Tuesday, December 10, 2002

Excellent article in the FT today by Phillippe Legrain rebutting the hysterical claims of Europhobes that the European economy is close to collapse and that therein lies a good reason for the UK not to join. I won't link to it because you need a subscription, but here's a flavour. Legrain also makes the very important point that there are clear signs that the European economy is being restructured along an efficient and productive Continental-sized scale. The UK is in clear danger of missing out.

"Not so fast. The euro economy is not a basket case. The denizens of Westminster and Fleet Street who are so quick to write it off should venture out and see. German trains run on time. The French can pop in to casualty to see a doctor after work - and still be home in time for dinner. New penthouses overlook the BMWs that fill Dublin's streets. Most Britons would love to live in such a disaster zone. Statistics confirm this favourable impression. Eight of the 12 eurozone countries are richer than Britain. Five have faster economic growth. Living standards have risen faster in the eurozone (2.2 per cent a year) than in Britain (2.1 per cent) and the US (0.9 per cent) since the euro was launched.

...Even after averaging the much richer west of the country with the ex-communist east, Germany's gross domestic product per person is 6 per cent higher than Britain's. German workers are 29 per cent more productive than their British counterparts. And the gap is widening. Whereas labour productivity in Britain has risen by 19.8 per cent since 1992, it has soared by 29.2 per cent in Germany.

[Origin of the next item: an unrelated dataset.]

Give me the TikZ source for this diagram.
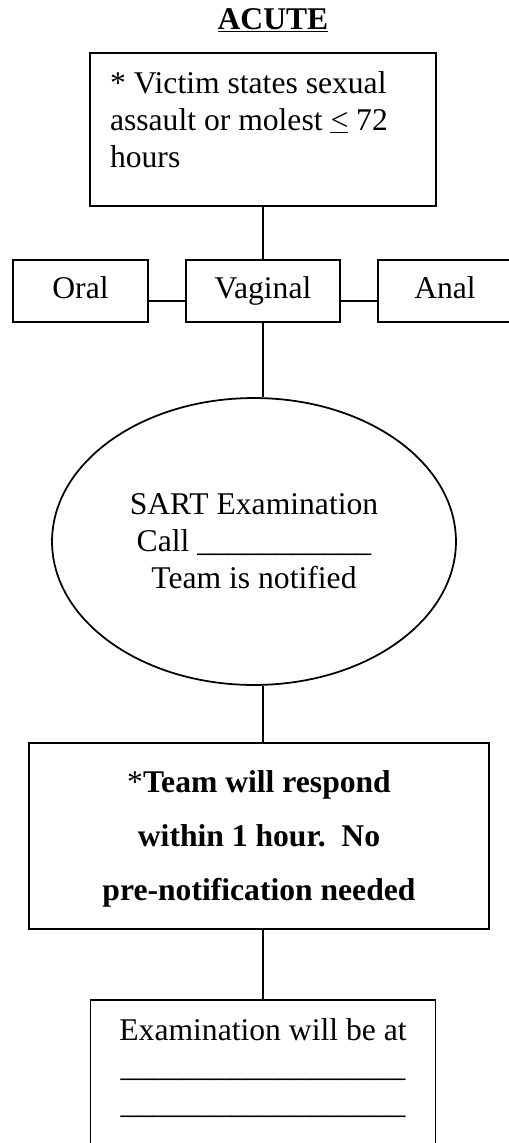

"The bigger picture is that monetary union is helping to drive a restructuring of the eurozone economy, making it more competitive. Germany's trade with other European Union countries has shot up from 27.2 per cent of GDP in 1998 to 32 per cent last year - boosting economic growth. France's has risen from 28 to 31.4 per cent. But Britain's has fallen. By remaining isolated from the euro, we are also losing out on the inward investment that has done so much to create jobs and spread productivity-enhancing technology in the past 20 years. In 2002, our share of foreign direct investment in the EU is set to slump to a mere 5 per cent, according to the UN, compared with Germany's 18 per cent."